Ее Славик был лучше. А не здоровалась она с ним в завтрак, обед и ужин, как он хотел, не говорила ему: «Доброе утро-день-вечер-ночь», потому, что Славик, как и бабушка, как и тетя Зина, как еще два-три человека, с которыми Катюша была знакома, был «свой», родной, его она и так любила утро-день-вечер-ночь. Зачем же портить словами — совершенно бледными и невыразительными — чувства? Ну и, конечно, немела она в присутствии Славика все пять лет их совместной жизни. Молчала, потому что так ей было легче, комфортнее со своего стула на кухне в углу любоваться мужниным совершенством.
— Это сосед мой нарисовал. Сын тети Дуси — Сережа. Помнишь его?
Лучшая бабушкина подруга тетя Зина, отвечая на вопрос Катюши, засеменила к желанной гостье, как и положено «своему человеку», торопливо и радостно. На ее маленьком морщинистом лице Катюша заметила невысказанную тревогу — «Как ты себя чувствуешь, девочка, после смерти бабушки?» Катюша вздохнула (понятно как) и порадовалась за тетю Зину и за себя. Хорошо, что бабушкина подруга из Катюшиной телеграммы уже знает о смерти Катерины Ивановны Зиминой, пережила эту смерть, отплакала в подушку, отмолилась в церкви за упокой души рабы божьей, что Катюше, тоже уже не надо — обухом по голове — сообщать страшную весть сейчас, когда на лице тети Зины — радость встречи.

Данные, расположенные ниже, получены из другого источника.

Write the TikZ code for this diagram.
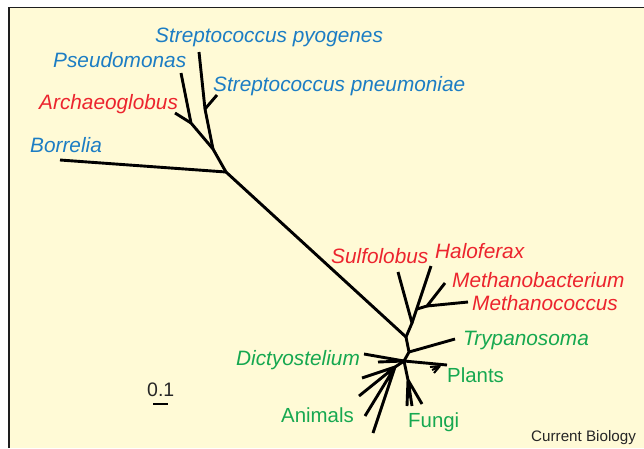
\documentclass[tikz,border=0pt]{standalone}
\usepackage{fontspec}
\setmainfont{Liberation Sans}
\definecolor{bg}{RGB}{255,250,214}
\definecolor{sblue}{RGB}{28,125,196}
\definecolor{sred}{RGB}{236,36,46}
\definecolor{sgreen}{RGB}{22,168,80}
\definecolor{frame}{RGB}{30,30,30}
\begin{document}
\begin{tikzpicture}[x=1pt,y=-1pt,
  br/.style={line width=2.9pt,line join=round},
  lab/.style={inner sep=0pt,anchor=base west,font=\fontsize{20.8}{24}\selectfont\itshape},
  ulab/.style={inner sep=0pt,anchor=base west,font=\fontsize{20.4}{24}\selectfont},
  bac/.style={lab,text=sblue},
  arc/.style={lab,text=sred},
  euk/.style={lab,text=sgreen},
  eukr/.style={ulab,text=sgreen}]
\useasboundingbox (0,0) rectangle (644,448);
\fill[white] (0,0) rectangle (644,448);
\fill[bg] (9,7.5) rectangle (644,448);
\draw[frame,line width=1.5pt] (9,448) -- (9,7.5) -- (644,7.5);

% bacteria
\coordinate (borr) at (60,160);
\coordinate (A) at (226,172);
\coordinate (B) at (213,149);
\coordinate (C) at (191,123);
\coordinate (pseu) at (181,73);
\coordinate (arch) at (175,113);
\coordinate (D) at (205,109);
\coordinate (spyo) at (199,52);
\coordinate (spne) at (217,95);
% archaea
\coordinate (F) at (406,337);
\coordinate (G) at (412,323);
\coordinate (sulf) at (398,272);
\coordinate (halo) at (431,266);
\coordinate (H) at (417,309);
\coordinate (M) at (427,306);
\coordinate (mbac) at (445,283);
\coordinate (mcoc) at (468,302);
% eukaryotes
\coordinate (I) at (409,352);
\coordinate (tryp) at (455,339);
\coordinate (E) at (404,361);
\coordinate (dict) at (364,354);
\coordinate (prot) at (378,362);
\coordinate (pl) at (447,365);
\coordinate (plf) at (440,366);
\coordinate (pl1) at (430,367);
\coordinate (pl2) at (432,370);
\coordinate (pl3) at (434,373);
\coordinate (Fu) at (408,380);
\coordinate (fu1) at (407,406);
\coordinate (fu2) at (412,406);
\coordinate (fu4) at (422,404);
\coordinate (An) at (395,367);
\coordinate (an1) at (362,378);
\coordinate (an2) at (359,396);
\coordinate (an3) at (365,416);
\coordinate (an4) at (373,433);

\draw[br] (borr) -- (A);
\draw[br] (A) -- (B) -- (C) -- (pseu);
\draw[br] (C) -- (arch);
\draw[br] (B) -- (D) -- (spyo);
\draw[br] (D) -- (spne);
\draw[br] (A) -- (F);
\draw[br] (F) -- (G) -- (sulf);
\draw[br] (G) -- (halo);
\draw[br] (H) -- (M) -- (mbac);
\draw[br] (M) -- (mcoc);
\draw[br] (F) -- (I) -- (E);
\draw[br] (I) -- (tryp);
\draw[br] (E) -- (dict);
\draw[br] (E) -- (prot);
\draw[br] (E) -- (pl);
\draw[line width=2pt] (plf) -- (pl1) (plf) -- (pl2) (plf) -- (pl3);
\draw[br] (E) -- (Fu);
\draw[br] (Fu) -- (fu1) (Fu) -- (fu2) (Fu) -- (fu4);
\draw[br] (E) -- (An);
\draw[br] (An) -- (an1) (An) -- (an2) (An) -- (an3) (An) -- (an4);

% labels
\node[bac] (lspyo) at (155,42) {Streptococcus pyogenes};
\node[bac] (lpseu) at (53,67) {Pseudomonas};
\node[bac] (lspne) at (213,91) {Streptococcus pneumoniae};
\node[arc] (larch) at (39,109) {Archaeoglobus};
\node[bac] (lborr) at (30,152) {Borrelia};
\node[arc] (lsulf) at (331,263) {Sulfolobus};
\node[arc] (lhalo) at (435,258) {Haloferax};
\node[arc] (lmbac) at (452,287) {Methanobacterium};
\node[arc] (lmcoc) at (472,310) {Methanococcus};
\node[euk] (ltryp) at (463,345) {Trypanosoma};
\node[euk] (ldict) at (236,365) {Dictyostelium};
\node[eukr] (lpl) at (447,382) {Plants};
\node[eukr] (lan) at (281,422) {Animals};
\node[eukr] (lfu) at (408,427) {Fungi};

% scale
\node[inner sep=0pt,anchor=base west,font=\fontsize{19.5}{22}\selectfont,text=black!85] (scl) at (147,396) {0.1};
\coordinate (s1) at (153,404);
\coordinate (s2) at (168,404);
\draw[line width=2.2pt] (s1) -- (s2);

\node[inner sep=0pt,anchor=base west,font=\fontsize{15.2}{18}\selectfont,text=black!85] (cb) at (531,441) {Current Biology};
\end{tikzpicture}
\end{document}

Весь день прошел в приятных хлопотах. Тетя Зина принялась печь пироги, Катюша ей помогала. Говорили они обо всем — о погоде этим летом, об урожае, который обещает быть богатым на яблоки и картошку, вспоминали бабушку — все больше веселое и хорошее, под вечер выпили по рюмашке, всплакнули, поели пирожков с капустой и свежей клубникой, спать хотели лечь рано.
Под вечер заявилась к ним на огонек соседка Дуся, возраста немного старше Катюши, пожаловалась им обеим на милицию, которая забрала ее двадцатилетнего сына Сережу в КПЗ, а что с ним делать дальше — не знает, потому как у ее Сережки и справка есть, что он — глухонемой и даун. О страшном диагнозе Дуся говорила привычно — не стыдясь и не боясь людей. За двадцать лет горя, вызванного рождением неполноценного ребенка, она свыклась и с болезнью, и со стыдом, и со страхом. Только жалость к сыну не проходила — как защемила двадцать лет назад сердце матери, так и не отпускала его больше. Жалость и любовь к сыну сподвигли Дусю на поездку в Москву к генеральному прокурору. Жалость и любовь говорили ей — не мог сын такого сделать. Прокурор ее и огорчил, и успокоил.
— Все улики против вашего сына есть, — запивая пирожок чаем, пересказывала сейчас Дуся слова главного обвинителя страны. — И на топоре — его пальцы, и в саду он в это время работал, да он и сам не отпирался — молчал. А молчание, как известно, знак согласия.